» Ce n’est pas que personne fasse expressément ces sortes de raisonnements : il a cent mille livres de rente, donc il a raison ; il est de grande naissance, donc on doit croire ce qu’il avance comme véritable ; c’est un homme qui n’a point de bien, il a donc tort : néanmoins il se passe quelque chose de semblable dans l’esprit de la plupart des hommes, et qui emporte leur jugement sans qu’ils y pensent.
» Il s’est trouvé des philosophes qui ont fait profession de nier la possibilité de la science, et qui ont même établi sur ce fondement toute leur philosophie ; et entre ces philosophes, les uns se sont contentés de nier la certitude en admettant la vraisemblance ; et ce sont les nouveaux académiciens : les autres, qui sont les pyrrhoniens, ont même nié cette vraisemblance, et ont prétendu que toutes choses étaient également obscures et incertaines.
» Il y a de la certitude et de l’incertitude et dans l’esprit et dans les sens ; et ce serait une faute égale de vouloir faire passer toutes choses ou pour certaines ou pour incertaines.
» On peut appeler généralement méthode l’art de bien disposer une suite de plusieurs pensées, ou pour découvrir la vérité quand nous l’ignorons, ou pour la prouver aux autres quand nous la connaissons déjà.
» Ainsi, il y a deux sortes de méthodes : l’une pour découvrir la vérité, qu’on appelle analyse ou méthode de résolution, et qu’on peut aussi appeler méthode d’invention ; et l’autre pour la faire entendre aux autres, quand on l’a trouvée, qu’on appelle synthèse ou méthode de composition et qu’on peut aussi appeler méthode de doctrine.

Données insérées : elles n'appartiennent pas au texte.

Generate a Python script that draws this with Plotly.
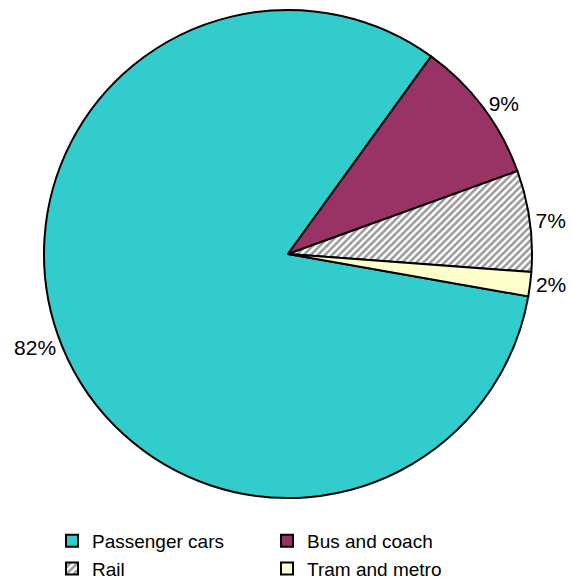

» De quelque nature que soit la question que l’on propose à résoudre, la première chose qu’il faut faire est de concevoir nettement et distinctement ce que c’est précisément qu’on demande, c’est-à-dire quel est le point précis de la question.
» Lors donc qu’on a bien examiné les conditions qui désignent et qui marquent ce qu’il y a d’inconnu dans la question, il faut ensuite examiner ce qu’il y a de connu, puisque c’est par là qu’on doit arriver à la connaissance de ce qui est inconnu.
» Cette méthode consiste principalement à commencer par les choses les plus générales et les plus simples, pour passer aux moins générales et plus composées.
1. Ne laisser aucun des termes un peu obscurs ou équivoques sans le définir.